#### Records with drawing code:

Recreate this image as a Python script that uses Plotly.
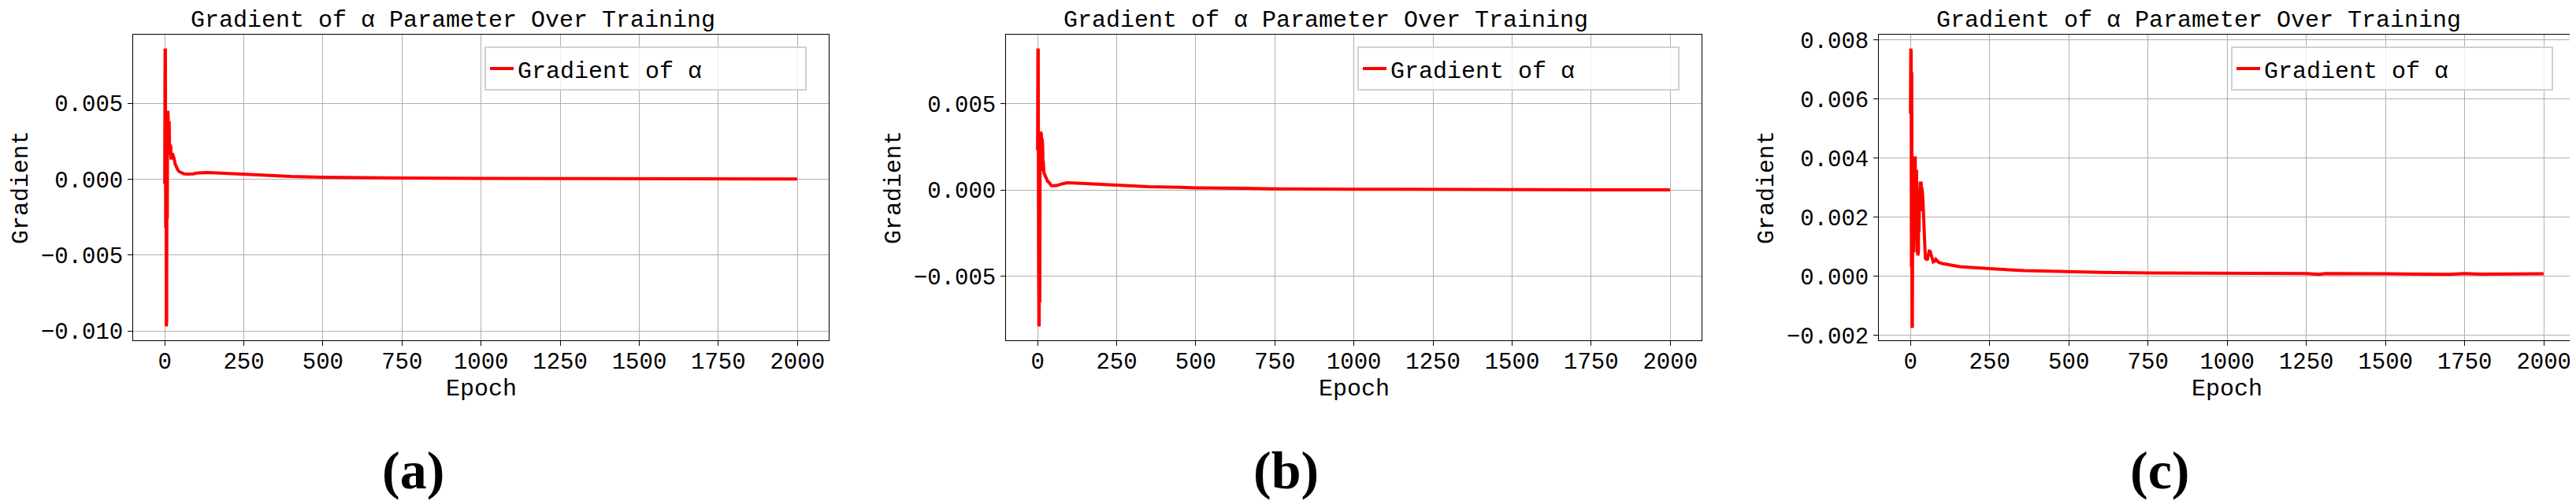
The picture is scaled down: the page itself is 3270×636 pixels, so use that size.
import plotly.graph_objects as go

# ---------------- DATA ----------------
epochs_a = [0, 1, 2, 3, 4, 5, 6, 7, 8, 9, 10, 11, 12, 13, 14, 15, 16, 17, 18, 19,
            20, 22, 24, 26, 28, 30, 33, 36, 40, 45, 50, 55, 60, 70, 80, 90, 100,
            115, 130, 150, 175, 200, 250, 300, 350, 400, 500, 600, 750, 1000,
            1250, 1500, 1750, 1999]
grad_a = [-0.0003, 0.0086, 0.0085, -0.0032, 0.0042, -0.0097, -0.0095, 0.0041,
          -0.0026, 0.0044, 0.0045, 0.0030, 0.0044, 0.0026, 0.0038, 0.0022, 0.0030,
          0.0023, 0.0016, 0.0022, 0.0013, 0.0015, 0.0017, 0.0016, 0.0015, 0.0013,
          0.0010, 0.0008, 0.00065, 0.0005, 0.00043, 0.00038, 0.00035, 0.00033,
          0.00033, 0.00035, 0.0004, 0.00043, 0.00043, 0.00042, 0.00039, 0.00036,
          0.00030, 0.00024, 0.0002, 0.00017, 0.00013, 0.0001, 0.00007, 0.00005,
          0.00003, 0.00002, 0.00002, 0.00001]

epochs_b = [0, 1, 2, 3, 4, 5, 6, 7, 8, 9, 10, 11, 12, 13, 14, 15, 16, 17, 18, 20,
            22, 25, 28, 32, 36, 40, 43, 50, 60, 75, 93, 125, 150, 200, 250, 300,
            350, 450, 500, 650, 750, 1000, 1250, 1400, 1600, 1999]
grad_b = [0.0023, 0.0082, 0.0081, -0.0038, -0.0079, -0.0078, 0.0030, -0.0065,
          0.0033, 0.0020, 0.0034, 0.0018, 0.0033, 0.0011, 0.0030, 0.0019, 0.0026,
          0.0012, 0.0017, 0.0010, 0.0009, 0.0008, 0.0006, 0.0005, 0.00045,
          0.00033, 0.00026, 0.00025, 0.00026, 0.00035, 0.00042, 0.0004, 0.00038,
          0.00033, 0.00027, 0.00022, 0.00019, 0.00016, 0.00013, 0.0001, 0.00007,
          0.00005, 0.00004, 0.00003, 0.00002, 0.00001]

epochs_c = [0, 1, 2, 3, 4, 5, 6, 7, 8, 9, 10, 11, 12, 13, 14, 15, 16, 17, 18, 19,
            20, 21, 22, 23, 24, 25, 26, 27, 28, 29, 30, 31, 32, 33, 34, 35, 36,
            38, 40, 42, 43, 45, 47, 50, 53, 56, 59, 62, 65, 68, 72, 76, 80, 84,
            90, 100, 115, 130, 155, 180, 205, 240, 280, 320, 360, 420, 500, 600,
            750, 900, 1000, 1250, 1290, 1310, 1500, 1700, 1750, 1800, 1999]
grad_c = [0.0055, 0.0077, 0.0076, 0.0003, 0.0069, -0.0017, -0.0017, 0.0026,
          -0.0004, 0.0022, 0.0008, 0.0025, 0.0020, 0.0039, 0.0040, 0.0040, 0.0021,
          0.0037, 0.0030, 0.0036, 0.0009, 0.0008, 0.0025, 0.0007, 0.0021, 0.0008,
          0.0023, 0.0015, 0.0026, 0.0028, 0.0031, 0.0032, 0.0027, 0.0032, 0.0031,
          0.0022, 0.0030, 0.0028, 0.0024, 0.0018, 0.0011, 0.0008, 0.0006, 0.00058,
          0.00054, 0.0007, 0.00085, 0.00084, 0.0007, 0.00055, 0.00048, 0.0005,
          0.00057, 0.00052, 0.00046, 0.00043, 0.0004, 0.00036, 0.00032, 0.0003,
          0.00028, 0.00026, 0.00024, 0.00021, 0.00019, 0.00017, 0.00015, 0.00013,
          0.00011, 0.0001, 0.0001, 0.00009, 0.00006, 0.00009, 0.00008, 0.00006,
          0.00009, 0.00007, 0.00008]

x_ticks = [0, 250, 500, 750, 1000, 1250, 1500, 1750, 2000]
y_ticks_a = [-0.010, -0.005, 0.000, 0.005]
y_ticks_b = [-0.005, 0.000, 0.005]
y_ticks_c = [-0.002, 0.000, 0.002, 0.004, 0.006, 0.008]
panel_labels = ["(a)", "(b)", "(c)"]

# ---------------- LAYOUT HELPERS ----------------
W, H = 3270, 636
MONO = "Liberation Mono, Courier New, monospace"
RED = "#ff0000"

def px(x):
    return x / W

def py(y):
    return 1 - y / H

# plot areas in pixels: left, right (top 36, bottom 424 for all)
boxes = [(161, 1044), (1269, 2152), (2377, 3261)]
series = [(epochs_a, grad_a, y_ticks_a), (epochs_b, grad_b, y_ticks_b),
          (epochs_c, grad_c, y_ticks_c)]

fig = go.Figure()
annotations = []

def label(text, x, y, size=30, family=MONO, angle=0, yanchor="middle"):
    return dict(text=text, x=px(x), y=py(y), xref="paper", yref="paper",
                xanchor="center", yanchor=yanchor, textangle=angle,
                showarrow=False, font=dict(family=family, size=size, color="black"))

for i, ((x0, x1), (ep, gr, yt)) in enumerate(zip(boxes, series)):
    n = "" if i == 0 else str(i + 1)
    leg = "legend" + n
    fig.add_trace(go.Scatter(
        x=ep, y=gr, mode="lines", name="Gradient of α",
        line=dict(color=RED, width=4),
        xaxis="x" + n, yaxis="y" + n, legend=leg,
    ))

    lo, hi = min(gr), max(gr)
    span = hi - lo
    axis_common = dict(
        showline=True, linecolor="black", linewidth=1, mirror=True,
        ticks="outside", ticklen=6, tickwidth=1, tickcolor="black",
        showgrid=True, gridcolor="#b0b0b0", gridwidth=1, zeroline=False,
        tickfont=dict(family=MONO, size=29, color="black"), automargin=False,
    )
    fig.update_layout({
        "xaxis" + n: dict(domain=[px(x0), px(x1)], anchor="y" + n,
                          range=[-99.95, 2098.95], tickvals=x_ticks,
                          ticklabelstandoff=-6, **axis_common),
        "yaxis" + n: dict(domain=[py(424), py(36)], anchor="x" + n,
                          range=[lo - 0.05 * span, hi + 0.05 * span],
                          tickvals=yt, tickformat=".3f", **axis_common),
        leg: dict(x=px(x1 - 437), y=py(51), xanchor="left", yanchor="top",
                  orientation="h", entrywidth=360, entrywidthmode="pixels",
                  bgcolor="rgba(255,255,255,0.8)", bordercolor="#d0d0d0",
                  borderwidth=2, font=dict(family=MONO, size=30, color="black")),
    })

    annotations.append(label("Gradient of α Parameter Over Training", (x0 + x1) / 2 - 36, 18))
    annotations.append(label("Epoch", (x0 + x1) / 2, 467, yanchor="top"))
    annotations.append(label("Gradient", x0 - 142, 230, angle=-90))
    annotations.append(label("<b>" + panel_labels[i] + "</b>", 516 + i * 1108.5, 589,
                             size=68, family="Liberation Serif, serif"))

fig.update_layout(
    width=W, height=H, margin=dict(l=0, r=0, t=0, b=0, autoexpand=False),
    paper_bgcolor="white", plot_bgcolor="white",
    annotations=annotations, showlegend=True,
)

fig.write_html("out.html")
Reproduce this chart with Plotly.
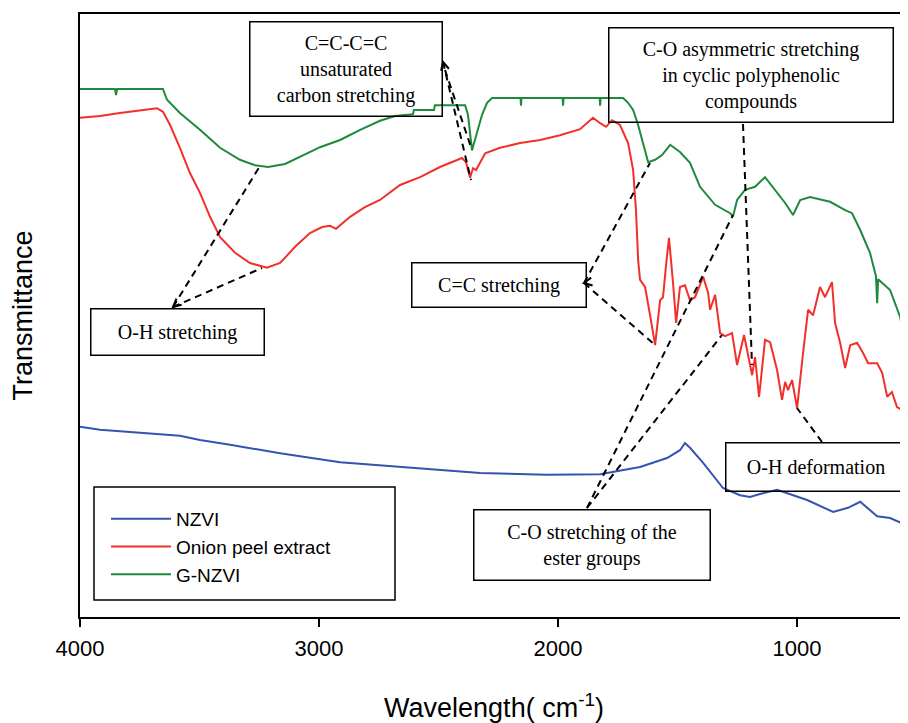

#### WRITTEN TASK:
Take the lines from the first line of the entries through the line with "import plotly.graph_objects as go", inclusive, and give them again exactly, minus any pictures.

#### OUTPUT OF THE EXERCISE:
Recreate this image as a Python script that uses Plotly.
The picture is scaled down: the page itself is 3270×636 pixels, so use that size.
import plotly.graph_objects as go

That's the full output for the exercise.